> **Supplied material**:
==================================================

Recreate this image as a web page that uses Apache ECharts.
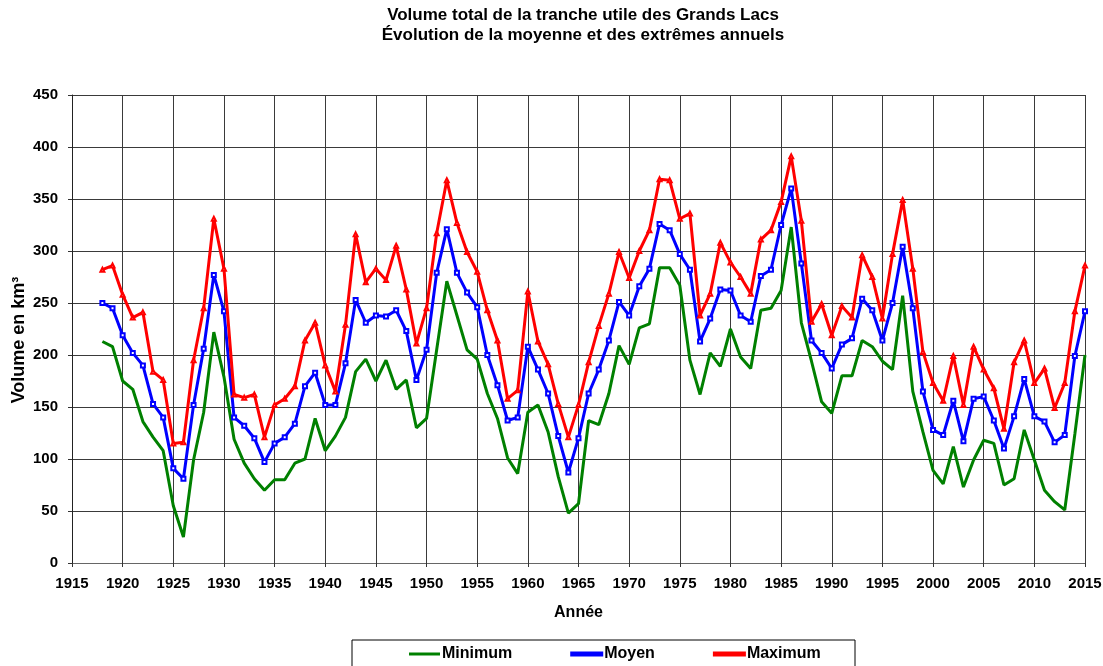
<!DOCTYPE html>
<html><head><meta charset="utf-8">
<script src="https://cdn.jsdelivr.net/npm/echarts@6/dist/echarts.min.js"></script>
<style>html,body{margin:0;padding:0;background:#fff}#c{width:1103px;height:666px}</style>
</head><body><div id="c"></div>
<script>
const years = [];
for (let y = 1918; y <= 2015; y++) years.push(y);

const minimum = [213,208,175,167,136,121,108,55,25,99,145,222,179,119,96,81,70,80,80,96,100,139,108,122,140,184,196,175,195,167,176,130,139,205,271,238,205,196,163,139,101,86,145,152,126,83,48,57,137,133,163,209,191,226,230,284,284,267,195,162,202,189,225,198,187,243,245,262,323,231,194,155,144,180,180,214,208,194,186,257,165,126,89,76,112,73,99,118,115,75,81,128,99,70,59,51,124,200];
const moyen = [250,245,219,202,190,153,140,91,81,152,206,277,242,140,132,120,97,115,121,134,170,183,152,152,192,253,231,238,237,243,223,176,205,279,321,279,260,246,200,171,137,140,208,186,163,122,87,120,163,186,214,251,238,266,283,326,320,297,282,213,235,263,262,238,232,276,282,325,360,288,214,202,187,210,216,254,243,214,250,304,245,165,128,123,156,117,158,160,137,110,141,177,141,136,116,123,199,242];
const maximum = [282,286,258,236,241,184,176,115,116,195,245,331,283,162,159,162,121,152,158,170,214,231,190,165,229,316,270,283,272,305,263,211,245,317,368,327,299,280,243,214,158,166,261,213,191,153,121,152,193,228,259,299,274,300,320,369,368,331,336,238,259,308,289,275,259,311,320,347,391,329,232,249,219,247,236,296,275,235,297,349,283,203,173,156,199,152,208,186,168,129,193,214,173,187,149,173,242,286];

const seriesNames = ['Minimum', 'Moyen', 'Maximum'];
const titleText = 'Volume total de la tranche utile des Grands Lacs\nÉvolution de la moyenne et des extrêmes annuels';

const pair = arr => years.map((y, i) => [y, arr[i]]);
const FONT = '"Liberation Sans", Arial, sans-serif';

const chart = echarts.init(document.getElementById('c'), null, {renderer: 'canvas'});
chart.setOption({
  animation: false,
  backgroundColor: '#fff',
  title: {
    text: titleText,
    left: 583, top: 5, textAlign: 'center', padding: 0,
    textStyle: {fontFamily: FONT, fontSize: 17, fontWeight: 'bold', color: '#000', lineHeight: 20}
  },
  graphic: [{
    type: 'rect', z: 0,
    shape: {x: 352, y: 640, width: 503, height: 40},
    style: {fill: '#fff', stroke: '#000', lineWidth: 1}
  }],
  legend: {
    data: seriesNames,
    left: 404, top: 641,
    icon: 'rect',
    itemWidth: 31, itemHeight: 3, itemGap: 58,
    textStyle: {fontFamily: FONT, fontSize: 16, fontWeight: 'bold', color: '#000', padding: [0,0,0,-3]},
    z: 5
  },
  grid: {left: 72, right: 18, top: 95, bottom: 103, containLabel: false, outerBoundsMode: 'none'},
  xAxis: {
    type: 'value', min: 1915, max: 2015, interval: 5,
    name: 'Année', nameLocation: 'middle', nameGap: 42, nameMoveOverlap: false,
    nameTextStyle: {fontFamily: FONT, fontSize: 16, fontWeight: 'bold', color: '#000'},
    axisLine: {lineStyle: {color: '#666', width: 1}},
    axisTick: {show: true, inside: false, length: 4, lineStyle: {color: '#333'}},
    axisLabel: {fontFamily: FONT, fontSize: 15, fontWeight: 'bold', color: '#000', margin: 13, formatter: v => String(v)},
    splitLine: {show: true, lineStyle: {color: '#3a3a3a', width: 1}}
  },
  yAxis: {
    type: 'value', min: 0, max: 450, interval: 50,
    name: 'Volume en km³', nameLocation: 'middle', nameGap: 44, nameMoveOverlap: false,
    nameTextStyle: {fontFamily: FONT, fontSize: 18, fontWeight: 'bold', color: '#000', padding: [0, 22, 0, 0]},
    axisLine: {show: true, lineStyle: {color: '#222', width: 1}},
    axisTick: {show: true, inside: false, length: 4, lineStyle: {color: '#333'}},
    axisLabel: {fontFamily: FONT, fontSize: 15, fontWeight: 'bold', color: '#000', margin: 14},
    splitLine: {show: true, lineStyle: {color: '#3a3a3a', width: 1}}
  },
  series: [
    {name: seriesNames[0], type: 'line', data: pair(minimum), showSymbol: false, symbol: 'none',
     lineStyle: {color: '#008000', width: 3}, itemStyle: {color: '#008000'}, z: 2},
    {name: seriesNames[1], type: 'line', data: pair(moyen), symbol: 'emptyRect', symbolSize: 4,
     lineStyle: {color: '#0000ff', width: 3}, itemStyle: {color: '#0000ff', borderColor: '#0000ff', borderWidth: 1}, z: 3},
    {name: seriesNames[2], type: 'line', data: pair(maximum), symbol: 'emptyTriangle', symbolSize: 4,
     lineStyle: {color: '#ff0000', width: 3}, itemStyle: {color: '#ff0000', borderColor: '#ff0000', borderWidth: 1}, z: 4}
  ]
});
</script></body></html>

==================================================

> **Instructions to follow**: Leave out the pictures and output the rest of the material exactly as written.

> **Written solution**:
Recreate this image as a web page that uses Apache ECharts.
<!DOCTYPE html>
<html><head><meta charset="utf-8">
<script src="https://cdn.jsdelivr.net/npm/echarts@6/dist/echarts.min.js"></script>
<style>html,body{margin:0;padding:0;background:#fff}#c{width:1103px;height:666px}</style>
</head><body><div id="c"></div>
<script>
const years = [];
for (let y = 1918; y <= 2015; y++) years.push(y);

const minimum = [213,208,175,167,136,121,108,55,25,99,145,222,179,119,96,81,70,80,80,96,100,139,108,122,140,184,196,175,195,167,176,130,139,205,271,238,205,196,163,139,101,86,145,152,126,83,48,57,137,133,163,209,191,226,230,284,284,267,195,162,202,189,225,198,187,243,245,262,323,231,194,155,144,180,180,214,208,194,186,257,165,126,89,76,112,73,99,118,115,75,81,128,99,70,59,51,124,200];
const moyen = [250,245,219,202,190,153,140,91,81,152,206,277,242,140,132,120,97,115,121,134,170,183,152,152,192,253,231,238,237,243,223,176,205,279,321,279,260,246,200,171,137,140,208,186,163,122,87,120,163,186,214,251,238,266,283,326,320,297,282,213,235,263,262,238,232,276,282,325,360,288,214,202,187,210,216,254,243,214,250,304,245,165,128,123,156,117,158,160,137,110,141,177,141,136,116,123,199,242];
const maximum = [282,286,258,236,241,184,176,115,116,195,245,331,283,162,159,162,121,152,158,170,214,231,190,165,229,316,270,283,272,305,263,211,245,317,368,327,299,280,243,214,158,166,261,213,191,153,121,152,193,228,259,299,274,300,320,369,368,331,336,238,259,308,289,275,259,311,320,347,391,329,232,249,219,247,236,296,275,235,297,349,283,203,173,156,199,152,208,186,168,129,193,214,173,187,149,173,242,286];

const seriesNames = ['Minimum', 'Moyen', 'Maximum'];
const titleText = 'Volume total de la tranche utile des Grands Lacs\nÉvolution de la moyenne et des extrêmes annuels';

const pair = arr => years.map((y, i) => [y, arr[i]]);
const FONT = '"Liberation Sans", Arial, sans-serif';

const chart = echarts.init(document.getElementById('c'), null, {renderer: 'canvas'});
chart.setOption({
  animation: false,
  backgroundColor: '#fff',
  title: {
    text: titleText,
    left: 583, top: 5, textAlign: 'center', padding: 0,
    textStyle: {fontFamily: FONT, fontSize: 17, fontWeight: 'bold', color: '#000', lineHeight: 20}
  },
  graphic: [{
    type: 'rect', z: 0,
    shape: {x: 352, y: 640, width: 503, height: 40},
    style: {fill: '#fff', stroke: '#000', lineWidth: 1}
  }],
  legend: {
    data: seriesNames,
    left: 404, top: 641,
    icon: 'rect',
    itemWidth: 31, itemHeight: 3, itemGap: 58,
    textStyle: {fontFamily: FONT, fontSize: 16, fontWeight: 'bold', color: '#000', padding: [0,0,0,-3]},
    z: 5
  },
  grid: {left: 72, right: 18, top: 95, bottom: 103, containLabel: false, outerBoundsMode: 'none'},
  xAxis: {
    type: 'value', min: 1915, max: 2015, interval: 5,
    name: 'Année', nameLocation: 'middle', nameGap: 42, nameMoveOverlap: false,
    nameTextStyle: {fontFamily: FONT, fontSize: 16, fontWeight: 'bold', color: '#000'},
    axisLine: {lineStyle: {color: '#666', width: 1}},
    axisTick: {show: true, inside: false, length: 4, lineStyle: {color: '#333'}},
    axisLabel: {fontFamily: FONT, fontSize: 15, fontWeight: 'bold', color: '#000', margin: 13, formatter: v => String(v)},
    splitLine: {show: true, lineStyle: {color: '#3a3a3a', width: 1}}
  },
  yAxis: {
    type: 'value', min: 0, max: 450, interval: 50,
    name: 'Volume en km³', nameLocation: 'middle', nameGap: 44, nameMoveOverlap: false,
    nameTextStyle: {fontFamily: FONT, fontSize: 18, fontWeight: 'bold', color: '#000', padding: [0, 22, 0, 0]},
    axisLine: {show: true, lineStyle: {color: '#222', width: 1}},
    axisTick: {show: true, inside: false, length: 4, lineStyle: {color: '#333'}},
    axisLabel: {fontFamily: FONT, fontSize: 15, fontWeight: 'bold', color: '#000', margin: 14},
    splitLine: {show: true, lineStyle: {color: '#3a3a3a', width: 1}}
  },
  series: [
    {name: seriesNames[0], type: 'line', data: pair(minimum), showSymbol: false, symbol: 'none',
     lineStyle: {color: '#008000', width: 3}, itemStyle: {color: '#008000'}, z: 2},
    {name: seriesNames[1], type: 'line', data: pair(moyen), symbol: 'emptyRect', symbolSize: 4,
     lineStyle: {color: '#0000ff', width: 3}, itemStyle: {color: '#0000ff', borderColor: '#0000ff', borderWidth: 1}, z: 3},
    {name: seriesNames[2], type: 'line', data: pair(maximum), symbol: 'emptyTriangle', symbolSize: 4,
     lineStyle: {color: '#ff0000', width: 3}, itemStyle: {color: '#ff0000', borderColor: '#ff0000', borderWidth: 1}, z: 4}
  ]
});
</script></body></html>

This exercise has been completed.